For one of the students at École Glenbrook, carrying her four-litre container around the park was an opportunity to think of what it’s like to be a girl in a rural part of a country like Kenya, in Africa, who must walk for several hours a day for water.
For another, it was a window into the experience of children closer to home here in Canada – where for many First Nations, Inuit and Métis communities, basic access to clean water is still a national issue.
The sight of hundreds of students making the rounds of the New Westminster neighbourhood carrying water jugs made its own splash, as students raised their awareness of a human right that so many take for granted.
École Glenbrook Middle School’s Leadership Club organized and led the “WE Walk for Water” event on May 9th and 10th. Pictured here are Sam, Serina, Kayla, Paige Sofia and Syriana.
Taking the lead…
École Glenbrook Middle School’s (EGMS) Leadership Club organized and led the WE Walk for Water event. Their goal: to raise $1,000 and make a difference.
School classes signed up for 20-minute time blocks to participate as water walkers on May 9th and 10th, while teachers incorporated related learning into their classrooms.
With roughly 625 EGMS students carrying four litres each, they together carted a grand total of 2,500 litres of water. Most people who must transport water to meet their basic needs carry 20 litres each.
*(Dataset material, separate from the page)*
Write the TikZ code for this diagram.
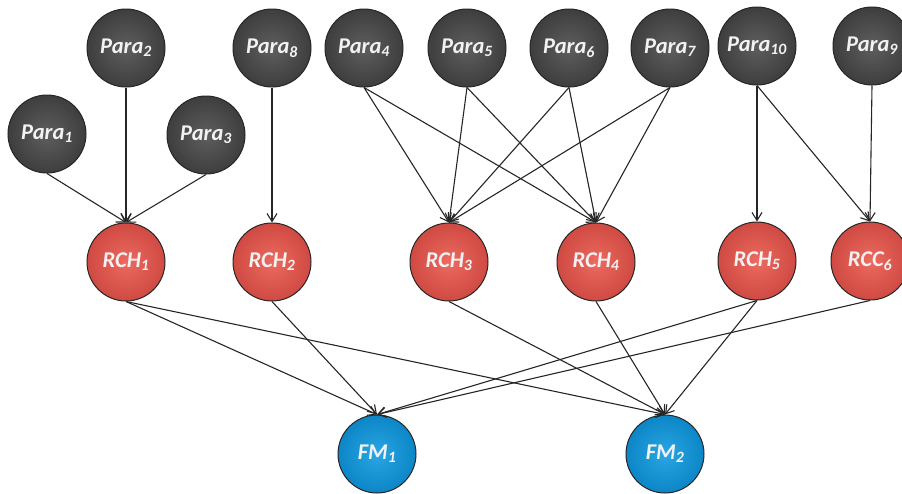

School Counselor Jane Osborne invited the students to “feel the weight of the jug you’re carrying and imagine what it would be like to carry five times that amount of water.”
An experiential approach to understanding basic human rights…
Osborne explained that the experiential learning approach for students at EGMS can help deepen understanding of the fact that water is a basic human right that is denied to millions.
“We turn on the tap and get running water when we want it,” Osborne reminded school classes.
She challenged the students to consider what they would not be doing if every day they had to collect and carry water to meet their basic needs.
“There would be no time for school – or play,” noted several students. For adults, the need to access water would severely limit their ability to get employment.
The leadership club wanted to do something about that.
The EGMS Water Walkers campaign as of May 16 had met their target of raising $1,000. Fundraising included donations at the school office, pledge forms for students to pick up, and the opportunity to donate online.
The WE Walk for Water campaign explains that a $25.00 donation can give one person clean water for life.
Building wells and other strategies that provide access to clean water can help families and communities break the cycle of poverty.
The charity focuses on collaboration with communities for sustainable change that provides a hand up rather than a hand out. WE Villages has provided more than one million people with access to clean water and sanitation – and EGMS students are helping do their part.